WHAT YOU SHOULD DO: Set out every line bearing the string "this".

━━ DATA LINES ━━

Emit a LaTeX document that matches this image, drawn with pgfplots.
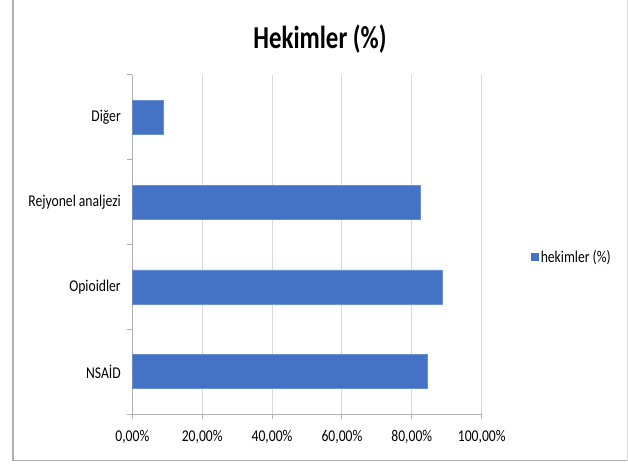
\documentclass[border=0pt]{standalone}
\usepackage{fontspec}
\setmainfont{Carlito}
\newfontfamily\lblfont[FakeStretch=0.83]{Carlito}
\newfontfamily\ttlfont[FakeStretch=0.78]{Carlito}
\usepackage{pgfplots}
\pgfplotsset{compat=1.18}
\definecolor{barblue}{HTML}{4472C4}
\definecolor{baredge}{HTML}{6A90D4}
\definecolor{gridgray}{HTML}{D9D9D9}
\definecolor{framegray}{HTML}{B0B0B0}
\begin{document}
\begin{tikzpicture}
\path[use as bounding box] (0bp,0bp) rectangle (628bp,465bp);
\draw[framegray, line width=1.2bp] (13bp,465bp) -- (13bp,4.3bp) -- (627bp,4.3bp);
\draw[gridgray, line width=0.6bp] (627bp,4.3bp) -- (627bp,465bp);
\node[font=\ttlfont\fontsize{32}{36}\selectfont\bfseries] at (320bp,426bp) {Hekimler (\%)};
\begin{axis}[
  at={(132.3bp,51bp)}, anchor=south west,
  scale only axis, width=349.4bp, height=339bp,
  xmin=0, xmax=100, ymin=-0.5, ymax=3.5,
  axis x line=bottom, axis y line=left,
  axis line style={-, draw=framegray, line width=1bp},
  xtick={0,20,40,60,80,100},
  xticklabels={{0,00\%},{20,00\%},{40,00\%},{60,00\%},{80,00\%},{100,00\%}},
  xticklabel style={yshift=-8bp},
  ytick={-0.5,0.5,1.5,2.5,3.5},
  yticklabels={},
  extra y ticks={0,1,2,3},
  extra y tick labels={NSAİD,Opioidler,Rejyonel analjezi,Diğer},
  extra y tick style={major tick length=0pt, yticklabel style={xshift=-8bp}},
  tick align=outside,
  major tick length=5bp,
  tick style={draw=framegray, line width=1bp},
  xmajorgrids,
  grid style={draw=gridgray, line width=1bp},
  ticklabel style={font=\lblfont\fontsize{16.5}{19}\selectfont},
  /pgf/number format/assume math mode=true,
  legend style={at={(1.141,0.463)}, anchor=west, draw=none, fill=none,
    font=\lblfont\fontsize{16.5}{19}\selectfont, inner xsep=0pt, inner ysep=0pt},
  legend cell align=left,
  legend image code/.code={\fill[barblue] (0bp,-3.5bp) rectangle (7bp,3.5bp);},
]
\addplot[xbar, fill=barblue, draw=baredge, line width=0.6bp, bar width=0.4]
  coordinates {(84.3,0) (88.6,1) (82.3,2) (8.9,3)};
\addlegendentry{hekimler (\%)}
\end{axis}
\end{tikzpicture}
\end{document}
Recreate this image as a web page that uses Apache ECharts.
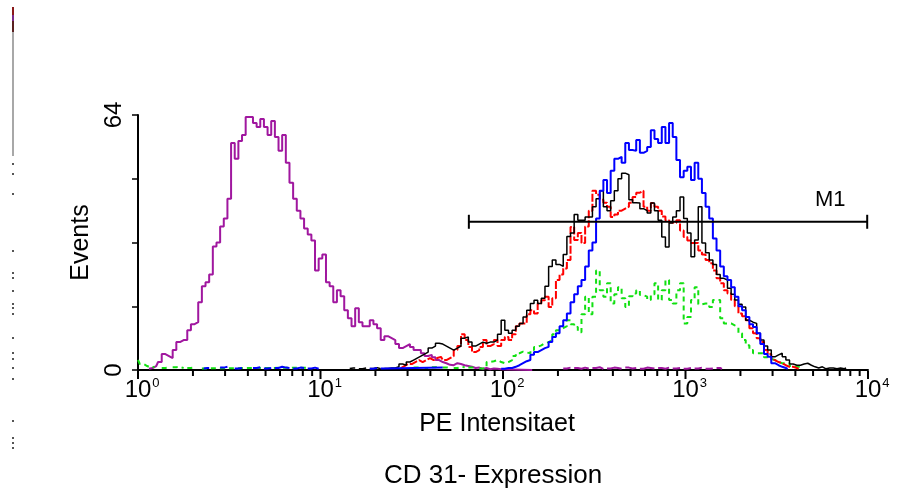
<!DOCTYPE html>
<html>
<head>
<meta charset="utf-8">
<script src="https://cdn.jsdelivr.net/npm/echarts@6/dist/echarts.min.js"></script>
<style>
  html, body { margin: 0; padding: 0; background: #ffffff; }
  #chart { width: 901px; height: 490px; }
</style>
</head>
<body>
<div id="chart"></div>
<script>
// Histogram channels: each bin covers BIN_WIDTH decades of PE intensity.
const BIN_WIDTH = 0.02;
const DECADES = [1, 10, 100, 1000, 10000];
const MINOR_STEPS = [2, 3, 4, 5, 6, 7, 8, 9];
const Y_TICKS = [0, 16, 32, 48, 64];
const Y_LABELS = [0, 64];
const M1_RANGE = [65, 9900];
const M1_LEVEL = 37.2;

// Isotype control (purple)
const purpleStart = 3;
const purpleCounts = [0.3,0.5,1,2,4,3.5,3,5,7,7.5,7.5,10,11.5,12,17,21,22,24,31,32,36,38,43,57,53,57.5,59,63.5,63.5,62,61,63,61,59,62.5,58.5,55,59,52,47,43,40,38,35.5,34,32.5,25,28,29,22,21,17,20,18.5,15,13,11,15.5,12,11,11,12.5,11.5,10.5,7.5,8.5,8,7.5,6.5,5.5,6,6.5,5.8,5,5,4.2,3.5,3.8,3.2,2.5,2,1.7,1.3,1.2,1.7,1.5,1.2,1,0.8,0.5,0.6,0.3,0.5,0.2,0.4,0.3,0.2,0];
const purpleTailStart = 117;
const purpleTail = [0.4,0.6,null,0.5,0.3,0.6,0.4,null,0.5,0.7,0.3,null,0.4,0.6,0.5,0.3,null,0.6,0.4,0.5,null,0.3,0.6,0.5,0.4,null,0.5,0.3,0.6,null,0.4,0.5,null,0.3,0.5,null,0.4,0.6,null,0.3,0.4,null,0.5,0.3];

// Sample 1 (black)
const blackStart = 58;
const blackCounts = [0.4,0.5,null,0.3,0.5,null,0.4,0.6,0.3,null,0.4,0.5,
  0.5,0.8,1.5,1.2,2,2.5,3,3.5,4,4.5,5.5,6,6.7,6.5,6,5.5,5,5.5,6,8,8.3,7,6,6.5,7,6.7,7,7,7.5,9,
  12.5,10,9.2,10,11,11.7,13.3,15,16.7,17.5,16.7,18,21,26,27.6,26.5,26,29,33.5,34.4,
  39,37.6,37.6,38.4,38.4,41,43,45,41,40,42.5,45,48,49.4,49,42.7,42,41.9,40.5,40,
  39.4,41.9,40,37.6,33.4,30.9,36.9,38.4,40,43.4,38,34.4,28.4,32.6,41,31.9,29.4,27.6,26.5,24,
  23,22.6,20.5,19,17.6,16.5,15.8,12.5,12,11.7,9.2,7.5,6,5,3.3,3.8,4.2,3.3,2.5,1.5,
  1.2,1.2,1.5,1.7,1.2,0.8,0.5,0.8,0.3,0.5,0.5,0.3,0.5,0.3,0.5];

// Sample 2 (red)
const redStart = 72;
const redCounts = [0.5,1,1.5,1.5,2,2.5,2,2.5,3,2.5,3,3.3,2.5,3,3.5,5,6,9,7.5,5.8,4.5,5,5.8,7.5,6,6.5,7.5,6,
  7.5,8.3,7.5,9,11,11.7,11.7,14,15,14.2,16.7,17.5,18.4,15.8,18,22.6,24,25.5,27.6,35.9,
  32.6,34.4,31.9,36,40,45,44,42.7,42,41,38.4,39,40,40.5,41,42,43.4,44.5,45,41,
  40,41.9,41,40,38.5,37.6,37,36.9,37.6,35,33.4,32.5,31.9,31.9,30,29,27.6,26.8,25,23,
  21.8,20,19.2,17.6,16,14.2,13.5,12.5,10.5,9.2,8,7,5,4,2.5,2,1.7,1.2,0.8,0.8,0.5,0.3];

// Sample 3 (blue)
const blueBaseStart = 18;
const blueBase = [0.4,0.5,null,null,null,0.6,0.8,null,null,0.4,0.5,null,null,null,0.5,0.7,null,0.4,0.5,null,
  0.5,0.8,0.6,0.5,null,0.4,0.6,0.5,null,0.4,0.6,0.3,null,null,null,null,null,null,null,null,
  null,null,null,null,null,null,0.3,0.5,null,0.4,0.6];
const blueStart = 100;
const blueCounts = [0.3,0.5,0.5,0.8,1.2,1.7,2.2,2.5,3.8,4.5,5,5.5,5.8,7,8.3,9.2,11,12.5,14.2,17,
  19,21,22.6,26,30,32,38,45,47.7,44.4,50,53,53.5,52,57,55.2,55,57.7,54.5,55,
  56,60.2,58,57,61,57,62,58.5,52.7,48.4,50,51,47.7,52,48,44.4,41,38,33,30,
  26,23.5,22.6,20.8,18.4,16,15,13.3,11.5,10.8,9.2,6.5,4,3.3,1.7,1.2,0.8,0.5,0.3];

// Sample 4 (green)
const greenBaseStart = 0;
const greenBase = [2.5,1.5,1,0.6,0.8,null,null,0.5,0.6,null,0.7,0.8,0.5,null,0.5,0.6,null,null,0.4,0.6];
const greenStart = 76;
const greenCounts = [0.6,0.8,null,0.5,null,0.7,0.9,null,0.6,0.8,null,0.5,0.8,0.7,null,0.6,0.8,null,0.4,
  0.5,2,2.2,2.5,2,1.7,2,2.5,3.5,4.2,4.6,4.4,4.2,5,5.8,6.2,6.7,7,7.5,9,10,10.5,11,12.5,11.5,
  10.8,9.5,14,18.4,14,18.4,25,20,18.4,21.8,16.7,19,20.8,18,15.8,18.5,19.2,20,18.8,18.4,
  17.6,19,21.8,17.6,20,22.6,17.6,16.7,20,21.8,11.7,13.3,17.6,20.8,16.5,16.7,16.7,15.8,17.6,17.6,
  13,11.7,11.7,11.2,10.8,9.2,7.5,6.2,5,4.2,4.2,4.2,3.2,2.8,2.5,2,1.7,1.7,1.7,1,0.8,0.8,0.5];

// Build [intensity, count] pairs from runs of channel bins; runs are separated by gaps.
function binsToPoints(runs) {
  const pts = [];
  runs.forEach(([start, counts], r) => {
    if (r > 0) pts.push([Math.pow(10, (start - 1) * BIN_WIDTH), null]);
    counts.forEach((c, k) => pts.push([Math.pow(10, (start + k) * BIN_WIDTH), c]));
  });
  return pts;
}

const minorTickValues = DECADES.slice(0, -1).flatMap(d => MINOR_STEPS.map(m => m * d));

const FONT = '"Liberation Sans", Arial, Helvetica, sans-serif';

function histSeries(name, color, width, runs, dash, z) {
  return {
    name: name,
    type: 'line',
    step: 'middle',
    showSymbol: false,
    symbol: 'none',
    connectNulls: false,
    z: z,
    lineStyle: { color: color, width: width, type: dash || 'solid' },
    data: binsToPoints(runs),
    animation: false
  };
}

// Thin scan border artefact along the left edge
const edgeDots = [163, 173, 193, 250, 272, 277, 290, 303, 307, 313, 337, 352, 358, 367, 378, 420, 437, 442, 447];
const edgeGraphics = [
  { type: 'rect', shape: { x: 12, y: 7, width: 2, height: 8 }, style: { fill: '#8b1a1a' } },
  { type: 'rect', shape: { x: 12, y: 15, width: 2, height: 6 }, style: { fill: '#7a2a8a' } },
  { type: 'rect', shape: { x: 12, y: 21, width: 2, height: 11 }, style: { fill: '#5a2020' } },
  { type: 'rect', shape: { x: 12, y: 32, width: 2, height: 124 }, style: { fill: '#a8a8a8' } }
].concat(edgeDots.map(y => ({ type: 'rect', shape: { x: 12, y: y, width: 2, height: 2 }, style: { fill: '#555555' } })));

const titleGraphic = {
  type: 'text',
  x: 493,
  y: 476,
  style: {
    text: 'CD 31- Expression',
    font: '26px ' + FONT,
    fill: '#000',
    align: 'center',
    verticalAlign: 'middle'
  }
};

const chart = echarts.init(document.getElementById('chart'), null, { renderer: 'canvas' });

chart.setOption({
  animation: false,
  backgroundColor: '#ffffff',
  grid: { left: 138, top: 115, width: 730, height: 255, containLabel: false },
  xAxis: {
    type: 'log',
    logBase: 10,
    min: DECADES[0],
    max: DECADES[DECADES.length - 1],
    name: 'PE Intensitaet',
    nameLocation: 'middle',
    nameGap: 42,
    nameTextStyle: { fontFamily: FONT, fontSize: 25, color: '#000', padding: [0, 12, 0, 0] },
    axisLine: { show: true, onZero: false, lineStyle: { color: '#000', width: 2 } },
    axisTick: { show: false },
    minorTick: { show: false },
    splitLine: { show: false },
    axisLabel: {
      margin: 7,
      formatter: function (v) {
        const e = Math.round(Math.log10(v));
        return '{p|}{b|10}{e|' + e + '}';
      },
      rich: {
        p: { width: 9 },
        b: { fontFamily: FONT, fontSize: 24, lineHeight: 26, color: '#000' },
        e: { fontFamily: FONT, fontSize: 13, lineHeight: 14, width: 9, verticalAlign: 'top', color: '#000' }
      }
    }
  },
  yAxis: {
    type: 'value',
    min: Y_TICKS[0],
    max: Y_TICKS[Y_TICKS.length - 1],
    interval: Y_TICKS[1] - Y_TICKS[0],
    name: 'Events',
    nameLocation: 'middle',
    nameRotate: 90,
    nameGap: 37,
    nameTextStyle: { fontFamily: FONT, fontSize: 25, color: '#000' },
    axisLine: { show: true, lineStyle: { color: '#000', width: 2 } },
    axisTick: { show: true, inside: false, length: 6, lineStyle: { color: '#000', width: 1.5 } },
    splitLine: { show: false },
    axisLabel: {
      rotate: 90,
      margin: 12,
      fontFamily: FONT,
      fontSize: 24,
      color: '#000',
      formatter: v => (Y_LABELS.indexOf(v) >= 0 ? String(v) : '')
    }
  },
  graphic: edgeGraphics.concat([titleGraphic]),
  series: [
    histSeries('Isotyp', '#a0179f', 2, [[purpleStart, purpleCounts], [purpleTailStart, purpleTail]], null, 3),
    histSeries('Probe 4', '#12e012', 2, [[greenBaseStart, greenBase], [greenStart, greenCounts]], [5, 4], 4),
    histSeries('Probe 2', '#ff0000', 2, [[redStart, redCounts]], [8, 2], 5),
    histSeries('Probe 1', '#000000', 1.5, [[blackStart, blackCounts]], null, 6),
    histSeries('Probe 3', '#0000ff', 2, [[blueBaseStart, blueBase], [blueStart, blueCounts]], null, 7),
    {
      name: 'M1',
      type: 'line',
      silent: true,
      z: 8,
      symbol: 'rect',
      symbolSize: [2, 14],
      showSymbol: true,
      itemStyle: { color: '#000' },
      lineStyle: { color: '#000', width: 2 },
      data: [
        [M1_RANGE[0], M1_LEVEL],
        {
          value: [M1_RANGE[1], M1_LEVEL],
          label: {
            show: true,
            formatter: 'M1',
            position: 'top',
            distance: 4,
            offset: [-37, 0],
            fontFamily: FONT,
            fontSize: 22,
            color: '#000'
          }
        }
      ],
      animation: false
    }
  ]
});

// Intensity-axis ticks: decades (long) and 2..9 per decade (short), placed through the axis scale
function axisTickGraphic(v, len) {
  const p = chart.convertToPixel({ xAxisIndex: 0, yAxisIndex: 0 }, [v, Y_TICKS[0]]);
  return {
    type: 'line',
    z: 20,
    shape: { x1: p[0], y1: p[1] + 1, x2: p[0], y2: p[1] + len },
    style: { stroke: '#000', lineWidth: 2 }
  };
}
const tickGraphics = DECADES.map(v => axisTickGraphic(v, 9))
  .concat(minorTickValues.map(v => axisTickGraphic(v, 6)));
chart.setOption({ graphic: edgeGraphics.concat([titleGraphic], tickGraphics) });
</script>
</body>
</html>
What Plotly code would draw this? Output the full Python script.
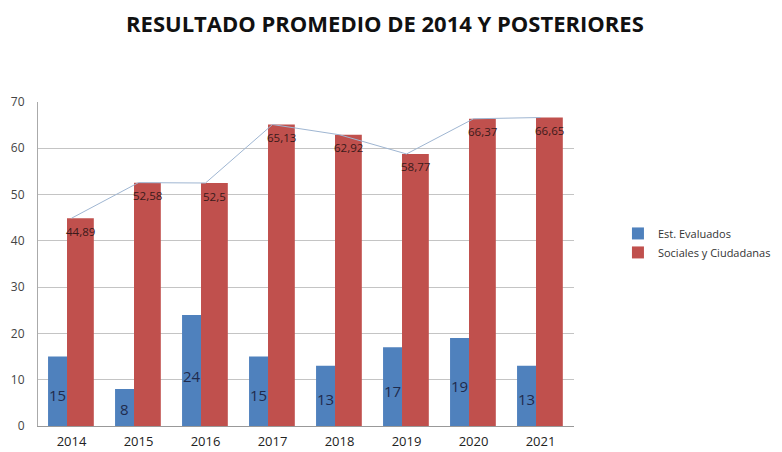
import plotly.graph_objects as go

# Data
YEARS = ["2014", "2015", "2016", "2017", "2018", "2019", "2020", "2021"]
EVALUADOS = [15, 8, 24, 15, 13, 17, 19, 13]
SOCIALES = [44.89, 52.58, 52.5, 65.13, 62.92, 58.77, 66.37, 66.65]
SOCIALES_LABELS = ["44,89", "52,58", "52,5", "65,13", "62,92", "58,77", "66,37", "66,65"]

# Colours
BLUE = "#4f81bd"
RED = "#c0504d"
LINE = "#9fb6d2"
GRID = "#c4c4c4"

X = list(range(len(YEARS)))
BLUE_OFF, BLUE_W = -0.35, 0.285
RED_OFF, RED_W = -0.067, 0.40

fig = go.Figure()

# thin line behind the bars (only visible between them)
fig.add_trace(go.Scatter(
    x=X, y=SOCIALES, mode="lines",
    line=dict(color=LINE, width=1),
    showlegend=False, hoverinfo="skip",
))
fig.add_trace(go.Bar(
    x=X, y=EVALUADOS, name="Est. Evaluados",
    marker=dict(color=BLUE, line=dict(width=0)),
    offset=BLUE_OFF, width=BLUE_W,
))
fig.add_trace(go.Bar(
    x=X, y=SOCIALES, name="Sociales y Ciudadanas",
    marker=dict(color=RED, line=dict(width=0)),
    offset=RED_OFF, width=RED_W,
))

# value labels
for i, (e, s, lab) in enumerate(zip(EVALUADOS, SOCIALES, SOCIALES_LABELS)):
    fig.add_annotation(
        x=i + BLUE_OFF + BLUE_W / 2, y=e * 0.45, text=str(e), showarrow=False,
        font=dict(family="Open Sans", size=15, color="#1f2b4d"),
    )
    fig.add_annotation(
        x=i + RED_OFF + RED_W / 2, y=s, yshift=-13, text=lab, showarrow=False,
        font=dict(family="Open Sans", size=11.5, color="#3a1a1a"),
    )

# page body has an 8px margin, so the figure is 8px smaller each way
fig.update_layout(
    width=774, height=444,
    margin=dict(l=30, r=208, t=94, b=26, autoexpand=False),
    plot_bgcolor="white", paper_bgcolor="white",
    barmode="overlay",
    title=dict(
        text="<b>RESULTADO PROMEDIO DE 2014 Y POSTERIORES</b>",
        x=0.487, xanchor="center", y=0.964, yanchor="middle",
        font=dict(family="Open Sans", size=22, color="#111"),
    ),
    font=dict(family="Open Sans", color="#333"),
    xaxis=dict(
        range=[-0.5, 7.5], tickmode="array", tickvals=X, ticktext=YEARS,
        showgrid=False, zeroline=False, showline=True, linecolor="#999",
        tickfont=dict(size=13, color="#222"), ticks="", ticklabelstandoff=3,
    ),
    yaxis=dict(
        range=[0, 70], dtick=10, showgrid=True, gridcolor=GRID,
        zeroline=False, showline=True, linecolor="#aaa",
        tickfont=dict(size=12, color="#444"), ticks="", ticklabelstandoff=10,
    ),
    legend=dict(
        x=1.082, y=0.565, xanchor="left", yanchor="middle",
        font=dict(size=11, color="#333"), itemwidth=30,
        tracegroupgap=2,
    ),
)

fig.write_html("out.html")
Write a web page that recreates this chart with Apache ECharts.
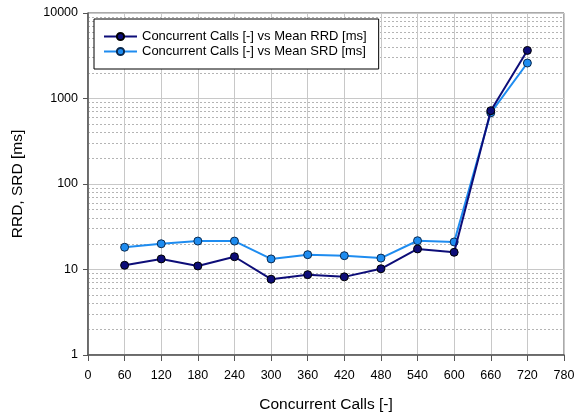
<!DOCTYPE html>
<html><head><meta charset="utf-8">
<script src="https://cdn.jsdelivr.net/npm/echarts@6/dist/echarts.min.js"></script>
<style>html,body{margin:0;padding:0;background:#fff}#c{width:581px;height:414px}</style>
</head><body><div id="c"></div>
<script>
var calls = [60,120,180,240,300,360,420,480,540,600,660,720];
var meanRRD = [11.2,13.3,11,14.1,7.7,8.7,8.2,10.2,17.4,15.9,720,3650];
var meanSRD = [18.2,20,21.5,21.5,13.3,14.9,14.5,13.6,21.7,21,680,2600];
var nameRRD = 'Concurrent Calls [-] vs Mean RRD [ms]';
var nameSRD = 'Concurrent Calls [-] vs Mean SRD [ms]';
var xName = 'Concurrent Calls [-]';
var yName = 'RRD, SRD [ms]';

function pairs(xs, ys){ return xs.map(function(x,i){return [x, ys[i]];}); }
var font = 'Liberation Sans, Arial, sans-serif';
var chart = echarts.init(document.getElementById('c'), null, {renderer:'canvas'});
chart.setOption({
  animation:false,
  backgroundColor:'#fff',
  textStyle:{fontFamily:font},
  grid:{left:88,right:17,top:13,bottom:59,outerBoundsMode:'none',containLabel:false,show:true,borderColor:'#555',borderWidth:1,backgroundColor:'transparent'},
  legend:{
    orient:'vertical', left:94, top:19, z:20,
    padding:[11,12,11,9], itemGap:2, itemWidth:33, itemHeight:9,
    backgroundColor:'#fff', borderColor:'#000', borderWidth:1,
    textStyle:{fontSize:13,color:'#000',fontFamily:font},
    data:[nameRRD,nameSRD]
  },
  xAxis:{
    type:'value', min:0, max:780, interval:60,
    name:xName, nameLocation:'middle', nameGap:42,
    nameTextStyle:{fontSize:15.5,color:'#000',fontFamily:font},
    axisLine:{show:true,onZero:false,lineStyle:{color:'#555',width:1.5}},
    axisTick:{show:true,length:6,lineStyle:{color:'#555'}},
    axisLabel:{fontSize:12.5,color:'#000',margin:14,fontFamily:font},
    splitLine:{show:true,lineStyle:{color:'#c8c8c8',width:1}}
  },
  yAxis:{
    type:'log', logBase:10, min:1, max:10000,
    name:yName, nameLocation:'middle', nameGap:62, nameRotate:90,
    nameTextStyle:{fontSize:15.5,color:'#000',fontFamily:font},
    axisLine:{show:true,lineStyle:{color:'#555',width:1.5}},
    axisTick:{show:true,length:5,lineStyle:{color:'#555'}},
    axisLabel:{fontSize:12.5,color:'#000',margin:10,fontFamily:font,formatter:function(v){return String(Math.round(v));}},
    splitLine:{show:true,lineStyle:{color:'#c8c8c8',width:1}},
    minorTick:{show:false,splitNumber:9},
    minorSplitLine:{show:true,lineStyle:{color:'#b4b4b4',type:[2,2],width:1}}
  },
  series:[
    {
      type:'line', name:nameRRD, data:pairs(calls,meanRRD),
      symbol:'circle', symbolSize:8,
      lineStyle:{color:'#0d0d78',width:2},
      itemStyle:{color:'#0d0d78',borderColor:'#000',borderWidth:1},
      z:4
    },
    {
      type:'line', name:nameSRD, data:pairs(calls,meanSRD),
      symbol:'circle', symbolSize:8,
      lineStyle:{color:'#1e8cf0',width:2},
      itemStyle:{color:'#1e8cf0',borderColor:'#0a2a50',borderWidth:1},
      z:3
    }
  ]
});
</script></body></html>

━━━

WRITTEN REPLY:
Emit a LaTeX document that matches this image, drawn with pgfplots.
Recreate this image as a web page that uses Apache ECharts.
What Plotly code would draw this? Output the full Python script.
Write a web page that recreates this chart with Apache ECharts.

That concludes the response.